The collision of global markets and social mood

Monday, December 12, 2016

Monday -- Yields, Yields, Crude

S&P E-mini Futures:
Coming off fresh overnight highs.

Rising bond yields are finally making headlines. Japanese and German yields went bonkers overnight, and Switzerland is threatening to pop above 0%.

Japanese yields going bonkers is not a long-term recipe for Risk On.

Instead it makes great press to call it inflation, as Morningstar just did, saying that the bond selloff and the surge in crude "heralds potential increases in inflation."

They wish.

Money velocity is still nosediving. There is simply too much dollar-denominated debt to be serviced. Meanwhile the House of Saud is desperately trying to increase its proceeds to support the demands of princes and princesses and their ever growing progeny.

So they cut production more than previously agreed and got other non-OPEC countries to agree to cuts as well.

How that would be enforced is, as-always, unknown.

Meanwhile, London house prices have hit new lows, continuing a trend that is over 3-years old.

Risk On in FXland. Weaker USD, stronger EUR and commodity currencies.

Fresh lows in prices with the short end showing relative strength. Maybe a reversal set up, suggesting another dovish Fed outcome on Wednesday.

The latest OPEC deal -- if successfully enforced -- could be the first global production cut in 15 years and cover about 60 percent of the world’s output.

WTI crude was up over 5% earlier but off its best levels.

NG is down over 5%.

Gold reversed positive to confirm green silver, platinum, and palladium. Copper reversed from up 1% to down 1% earlier -- a breather needed perhaps.

S&P Outlook:
Never got the puts on Friday.

In a runaway market, sometimes it's best to wait for a retracement first, then a weaker high (or even a failed one).

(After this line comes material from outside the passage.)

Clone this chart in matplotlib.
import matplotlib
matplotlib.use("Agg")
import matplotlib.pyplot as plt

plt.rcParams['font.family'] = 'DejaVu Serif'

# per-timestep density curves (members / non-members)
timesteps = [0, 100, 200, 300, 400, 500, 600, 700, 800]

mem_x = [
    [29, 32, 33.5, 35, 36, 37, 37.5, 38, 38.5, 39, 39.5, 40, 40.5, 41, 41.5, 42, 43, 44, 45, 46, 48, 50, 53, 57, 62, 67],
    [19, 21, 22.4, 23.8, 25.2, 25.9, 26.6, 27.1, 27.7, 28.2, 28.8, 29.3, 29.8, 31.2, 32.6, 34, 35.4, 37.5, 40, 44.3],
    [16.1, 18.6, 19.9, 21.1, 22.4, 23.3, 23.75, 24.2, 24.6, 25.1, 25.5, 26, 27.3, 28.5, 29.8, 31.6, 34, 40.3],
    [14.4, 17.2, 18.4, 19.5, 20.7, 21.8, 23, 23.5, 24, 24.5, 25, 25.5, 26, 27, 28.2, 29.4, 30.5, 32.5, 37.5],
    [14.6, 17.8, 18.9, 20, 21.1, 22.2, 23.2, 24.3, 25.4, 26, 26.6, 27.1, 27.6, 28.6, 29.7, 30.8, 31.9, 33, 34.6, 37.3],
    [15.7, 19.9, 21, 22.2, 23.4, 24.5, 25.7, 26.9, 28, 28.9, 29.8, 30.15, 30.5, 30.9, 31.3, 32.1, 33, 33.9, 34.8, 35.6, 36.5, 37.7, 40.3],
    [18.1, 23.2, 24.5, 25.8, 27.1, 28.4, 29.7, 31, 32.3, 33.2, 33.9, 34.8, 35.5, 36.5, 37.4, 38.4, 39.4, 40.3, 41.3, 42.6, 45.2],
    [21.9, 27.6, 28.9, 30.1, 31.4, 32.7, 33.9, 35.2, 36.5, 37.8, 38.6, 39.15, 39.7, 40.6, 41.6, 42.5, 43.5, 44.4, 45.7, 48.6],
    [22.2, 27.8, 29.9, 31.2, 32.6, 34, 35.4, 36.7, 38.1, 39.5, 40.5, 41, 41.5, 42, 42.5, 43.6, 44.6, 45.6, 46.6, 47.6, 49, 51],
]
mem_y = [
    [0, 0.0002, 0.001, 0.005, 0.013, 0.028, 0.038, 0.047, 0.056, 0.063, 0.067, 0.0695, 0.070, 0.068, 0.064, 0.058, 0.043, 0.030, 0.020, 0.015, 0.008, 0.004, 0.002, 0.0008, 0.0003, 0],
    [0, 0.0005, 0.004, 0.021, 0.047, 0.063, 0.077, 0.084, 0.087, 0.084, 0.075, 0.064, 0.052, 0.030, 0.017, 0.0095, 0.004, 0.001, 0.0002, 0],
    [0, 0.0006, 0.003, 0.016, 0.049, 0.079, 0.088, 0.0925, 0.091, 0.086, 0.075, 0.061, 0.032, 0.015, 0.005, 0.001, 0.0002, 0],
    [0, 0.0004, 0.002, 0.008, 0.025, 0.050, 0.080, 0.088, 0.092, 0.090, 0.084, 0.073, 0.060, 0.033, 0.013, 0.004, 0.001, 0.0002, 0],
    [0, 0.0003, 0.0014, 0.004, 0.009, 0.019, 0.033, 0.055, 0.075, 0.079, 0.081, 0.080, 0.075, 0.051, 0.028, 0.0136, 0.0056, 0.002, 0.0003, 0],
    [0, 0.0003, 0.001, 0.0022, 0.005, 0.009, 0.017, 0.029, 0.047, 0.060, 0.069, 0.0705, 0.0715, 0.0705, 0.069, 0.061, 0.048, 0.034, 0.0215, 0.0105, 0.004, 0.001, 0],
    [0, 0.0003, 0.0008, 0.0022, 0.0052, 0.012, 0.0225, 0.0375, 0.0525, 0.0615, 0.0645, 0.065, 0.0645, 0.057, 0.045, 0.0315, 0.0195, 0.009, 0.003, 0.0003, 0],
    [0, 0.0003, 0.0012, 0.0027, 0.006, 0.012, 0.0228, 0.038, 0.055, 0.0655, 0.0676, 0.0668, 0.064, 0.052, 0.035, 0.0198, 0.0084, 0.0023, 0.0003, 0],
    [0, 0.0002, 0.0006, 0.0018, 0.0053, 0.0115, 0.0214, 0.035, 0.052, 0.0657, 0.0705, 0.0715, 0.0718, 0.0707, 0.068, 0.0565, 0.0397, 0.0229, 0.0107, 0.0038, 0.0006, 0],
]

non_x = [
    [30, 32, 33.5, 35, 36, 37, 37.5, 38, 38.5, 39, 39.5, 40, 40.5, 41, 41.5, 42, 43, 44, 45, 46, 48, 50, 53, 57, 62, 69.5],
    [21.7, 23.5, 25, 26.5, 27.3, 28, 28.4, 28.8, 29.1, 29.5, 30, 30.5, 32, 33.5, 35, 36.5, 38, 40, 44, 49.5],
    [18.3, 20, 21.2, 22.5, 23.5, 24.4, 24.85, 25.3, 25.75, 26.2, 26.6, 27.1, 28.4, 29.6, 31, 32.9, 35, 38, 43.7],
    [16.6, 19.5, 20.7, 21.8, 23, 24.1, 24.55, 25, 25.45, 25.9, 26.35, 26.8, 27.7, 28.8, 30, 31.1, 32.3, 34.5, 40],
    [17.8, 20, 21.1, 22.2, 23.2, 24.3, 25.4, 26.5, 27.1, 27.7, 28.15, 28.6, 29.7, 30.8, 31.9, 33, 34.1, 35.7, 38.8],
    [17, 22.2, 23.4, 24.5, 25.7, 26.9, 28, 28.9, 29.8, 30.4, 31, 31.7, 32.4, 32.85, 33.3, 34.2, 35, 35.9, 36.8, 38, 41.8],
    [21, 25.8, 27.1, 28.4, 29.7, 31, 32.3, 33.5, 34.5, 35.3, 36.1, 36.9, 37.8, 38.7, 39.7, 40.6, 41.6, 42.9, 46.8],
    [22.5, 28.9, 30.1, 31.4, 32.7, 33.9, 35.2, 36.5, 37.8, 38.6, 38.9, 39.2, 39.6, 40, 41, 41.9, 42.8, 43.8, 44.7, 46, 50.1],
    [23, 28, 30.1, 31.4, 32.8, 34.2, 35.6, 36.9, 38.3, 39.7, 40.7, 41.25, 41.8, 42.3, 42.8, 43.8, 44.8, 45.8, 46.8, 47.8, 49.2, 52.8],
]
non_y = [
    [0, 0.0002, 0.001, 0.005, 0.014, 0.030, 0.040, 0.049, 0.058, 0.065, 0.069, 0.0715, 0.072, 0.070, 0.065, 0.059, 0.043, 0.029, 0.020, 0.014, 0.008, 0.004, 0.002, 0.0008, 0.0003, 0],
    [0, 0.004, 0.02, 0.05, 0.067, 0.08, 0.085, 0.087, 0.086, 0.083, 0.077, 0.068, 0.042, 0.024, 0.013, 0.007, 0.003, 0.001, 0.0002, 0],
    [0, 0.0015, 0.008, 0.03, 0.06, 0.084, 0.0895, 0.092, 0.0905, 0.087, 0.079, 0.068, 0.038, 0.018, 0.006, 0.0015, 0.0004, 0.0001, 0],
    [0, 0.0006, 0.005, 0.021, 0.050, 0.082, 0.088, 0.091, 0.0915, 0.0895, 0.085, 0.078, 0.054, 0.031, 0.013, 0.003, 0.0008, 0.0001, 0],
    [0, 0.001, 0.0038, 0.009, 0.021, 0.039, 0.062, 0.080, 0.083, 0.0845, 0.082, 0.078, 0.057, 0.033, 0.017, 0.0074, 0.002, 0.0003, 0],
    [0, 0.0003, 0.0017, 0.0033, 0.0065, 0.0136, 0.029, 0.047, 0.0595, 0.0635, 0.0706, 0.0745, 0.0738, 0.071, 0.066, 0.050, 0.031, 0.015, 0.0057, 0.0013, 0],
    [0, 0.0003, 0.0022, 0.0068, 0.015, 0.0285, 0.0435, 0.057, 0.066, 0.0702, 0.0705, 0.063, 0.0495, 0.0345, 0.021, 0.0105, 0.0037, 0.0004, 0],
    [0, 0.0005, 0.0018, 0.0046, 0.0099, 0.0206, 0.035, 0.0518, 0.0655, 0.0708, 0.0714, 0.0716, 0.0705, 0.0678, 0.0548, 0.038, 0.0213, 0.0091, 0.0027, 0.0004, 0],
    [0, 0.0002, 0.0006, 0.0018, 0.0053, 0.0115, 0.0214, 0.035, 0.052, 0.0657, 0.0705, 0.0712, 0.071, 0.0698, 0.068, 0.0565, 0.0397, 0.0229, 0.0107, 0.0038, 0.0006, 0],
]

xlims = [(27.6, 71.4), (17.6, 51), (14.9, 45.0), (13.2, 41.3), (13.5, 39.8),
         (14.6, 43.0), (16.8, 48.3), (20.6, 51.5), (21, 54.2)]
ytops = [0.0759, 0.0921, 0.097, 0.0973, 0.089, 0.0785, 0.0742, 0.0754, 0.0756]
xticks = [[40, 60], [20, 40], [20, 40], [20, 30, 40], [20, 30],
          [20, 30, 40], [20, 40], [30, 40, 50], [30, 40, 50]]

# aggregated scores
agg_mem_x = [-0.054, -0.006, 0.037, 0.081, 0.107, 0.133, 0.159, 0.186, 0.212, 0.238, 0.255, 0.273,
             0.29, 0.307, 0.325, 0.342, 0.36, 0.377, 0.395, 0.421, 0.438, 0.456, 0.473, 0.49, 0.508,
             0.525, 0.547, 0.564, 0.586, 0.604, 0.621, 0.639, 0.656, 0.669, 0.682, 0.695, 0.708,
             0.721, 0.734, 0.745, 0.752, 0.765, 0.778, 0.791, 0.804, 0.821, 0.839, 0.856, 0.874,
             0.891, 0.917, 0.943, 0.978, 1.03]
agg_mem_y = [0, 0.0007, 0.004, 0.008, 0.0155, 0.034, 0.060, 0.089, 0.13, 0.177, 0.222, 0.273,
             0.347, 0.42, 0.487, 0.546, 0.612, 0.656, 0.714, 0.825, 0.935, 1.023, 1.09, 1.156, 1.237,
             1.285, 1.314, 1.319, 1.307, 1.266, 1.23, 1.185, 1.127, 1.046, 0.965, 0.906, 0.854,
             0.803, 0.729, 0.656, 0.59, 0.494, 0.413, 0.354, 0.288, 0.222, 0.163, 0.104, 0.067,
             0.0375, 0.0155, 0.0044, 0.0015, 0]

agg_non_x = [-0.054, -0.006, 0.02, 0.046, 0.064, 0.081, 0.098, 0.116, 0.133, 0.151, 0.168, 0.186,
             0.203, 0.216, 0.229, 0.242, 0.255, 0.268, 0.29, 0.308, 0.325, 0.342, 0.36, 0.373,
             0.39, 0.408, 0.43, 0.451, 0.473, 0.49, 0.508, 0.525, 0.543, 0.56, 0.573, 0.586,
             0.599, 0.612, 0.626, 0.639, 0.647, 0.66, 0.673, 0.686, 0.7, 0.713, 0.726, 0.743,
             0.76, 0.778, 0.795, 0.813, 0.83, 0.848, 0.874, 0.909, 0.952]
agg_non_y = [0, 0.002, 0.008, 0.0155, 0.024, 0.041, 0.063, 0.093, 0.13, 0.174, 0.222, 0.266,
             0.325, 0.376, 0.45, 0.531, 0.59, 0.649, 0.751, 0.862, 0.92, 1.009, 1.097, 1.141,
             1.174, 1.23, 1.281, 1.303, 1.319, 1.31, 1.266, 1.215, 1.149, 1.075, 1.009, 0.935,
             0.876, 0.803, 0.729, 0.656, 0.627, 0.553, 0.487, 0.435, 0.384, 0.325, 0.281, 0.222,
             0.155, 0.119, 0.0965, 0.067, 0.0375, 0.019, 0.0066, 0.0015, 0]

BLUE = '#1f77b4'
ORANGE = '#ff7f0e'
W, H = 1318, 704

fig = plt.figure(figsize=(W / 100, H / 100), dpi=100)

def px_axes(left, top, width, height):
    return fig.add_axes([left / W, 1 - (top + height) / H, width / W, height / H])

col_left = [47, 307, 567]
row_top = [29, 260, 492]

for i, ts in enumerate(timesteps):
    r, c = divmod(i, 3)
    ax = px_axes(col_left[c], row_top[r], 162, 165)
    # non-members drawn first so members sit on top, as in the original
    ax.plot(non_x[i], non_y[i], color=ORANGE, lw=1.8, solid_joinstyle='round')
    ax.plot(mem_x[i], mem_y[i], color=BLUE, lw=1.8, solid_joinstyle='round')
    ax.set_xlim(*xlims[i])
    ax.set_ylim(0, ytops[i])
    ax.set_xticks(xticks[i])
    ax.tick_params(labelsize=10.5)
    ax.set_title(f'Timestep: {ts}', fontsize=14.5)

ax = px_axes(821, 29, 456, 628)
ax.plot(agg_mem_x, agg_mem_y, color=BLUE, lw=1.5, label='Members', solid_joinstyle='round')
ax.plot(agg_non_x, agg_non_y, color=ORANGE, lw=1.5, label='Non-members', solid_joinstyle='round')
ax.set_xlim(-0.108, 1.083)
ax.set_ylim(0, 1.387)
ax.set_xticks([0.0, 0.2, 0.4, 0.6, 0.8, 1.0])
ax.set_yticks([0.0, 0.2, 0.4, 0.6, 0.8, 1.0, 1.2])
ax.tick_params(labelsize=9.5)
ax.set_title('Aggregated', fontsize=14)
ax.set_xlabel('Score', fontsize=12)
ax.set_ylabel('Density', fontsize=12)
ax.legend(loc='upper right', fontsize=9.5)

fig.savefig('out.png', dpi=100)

The market keeps subdividing higher and people are calling it relentless, which is usually sign of third wave.

2240 area might be a good place to wait for.

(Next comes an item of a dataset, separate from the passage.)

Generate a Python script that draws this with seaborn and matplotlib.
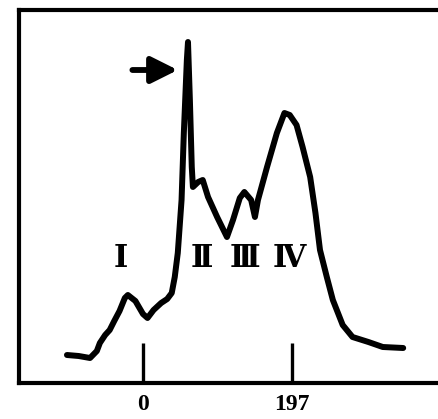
import numpy as np
import pandas as pd
import matplotlib
matplotlib.use("Agg")
import matplotlib.pyplot as plt
import seaborn as sns

# ---- data (channel position vs. arbitrary intensity) ----
channel = [-100.5, -85, -70, -61, -57, -50, -44, -38, -31, -24, -20, -10, 0, 6, 14,
           24, 32, 38, 42, 46, 51, 54, 58, 59.5, 62, 64.5, 66, 73, 79, 86, 98,
           111, 119, 128, 134, 143, 148, 152, 164, 177, 187, 194, 203, 211, 221,
           228, 234, 243, 251, 264, 277, 298, 317, 344]
intensity = [0.28, 0.27, 0.25, 0.32, 0.40, 0.48, 0.53, 0.62, 0.72, 0.85, 0.88, 0.82, 0.69,
             0.65, 0.73, 0.80, 0.84, 0.90, 1.06, 1.30, 1.83, 2.50, 3.23, 3.41, 2.83,
             2.16, 1.96, 2.01, 2.03, 1.86, 1.66, 1.46, 1.63, 1.85, 1.91, 1.83, 1.66,
             1.83, 2.16, 2.50, 2.70, 2.68, 2.58, 2.36, 2.06, 1.70, 1.33, 1.06, 0.83,
             0.58, 0.46, 0.41, 0.36, 0.35]

tick_positions = [0, 197]
tick_labels = ["0", "197"]

peak_names = ["Ⅰ", "Ⅱ", "Ⅲ", "Ⅳ"]
peak_label_x = [-30, 78, 135, 194]
peak_label_y = [1.25, 1.25, 1.25, 1.25]

df = pd.DataFrame({"channel": channel, "intensity": intensity})

sns.set_style("white")
plt.rcParams["font.family"] = ["Liberation Serif", "DejaVu Serif", "DejaVu Sans"]

fig = plt.figure(figsize=(4.38, 4.19), dpi=100)
ax = fig.add_axes([19 / 438, 36 / 419, (438 - 19) / 438, (383 - 10) / 419])

sns.lineplot(data=df, x="channel", y="intensity", sort=False, color="black",
             lw=4.3, ax=ax, solid_capstyle="round", solid_joinstyle="round")

ax.set_xlim(-163.9, 390.0)
ax.set_ylim(0, 3.73)

for side in ["left", "top", "bottom"]:
    ax.spines[side].set_visible(True)
    ax.spines[side].set_linewidth(3.0)
    ax.spines[side].set_color("black")
ax.spines["right"].set_visible(False)

ax.set_xticks(tick_positions)
ax.set_xticklabels(tick_labels, fontsize=17, fontweight="bold",
                   family=["Liberation Serif", "DejaVu Serif"])
ax.tick_params(axis="x", direction="in", length=29, width=2.4, pad=8,
               bottom=True, top=False, colors="black")
ax.set_yticks([])
ax.set_xlabel("")
ax.set_ylabel("")

for name, lx, ly in zip(peak_names, peak_label_x, peak_label_y):
    ax.text(lx, ly, name, ha="center", va="center", fontsize=22, fontweight="bold",
            family=["DejaVu Serif", "DejaVu Sans"], color="black")

ax.annotate("", xy=(46, 3.13), xytext=(-14, 3.13),
            arrowprops=dict(arrowstyle="-|>,head_length=0.8,head_width=0.4",
                            mutation_scale=20, lw=4.2, color="black",
                            shrinkA=0, shrinkB=0))

fig.savefig("out.png", dpi=100)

Volume and breadth is quietly leaving the market. Friday finished at highs with inverted A/Ds and limp ticks. The NYSE A/D line did erase its negative divergence, however, and finished at new highs. But intraday inversion is usually sign of a pullback developing.

Even with a pullback, this market can float higher on seasonals and holiday cheer until the new year.

Accumulating gold stocks. As Michael Marcus would say, "the little ones."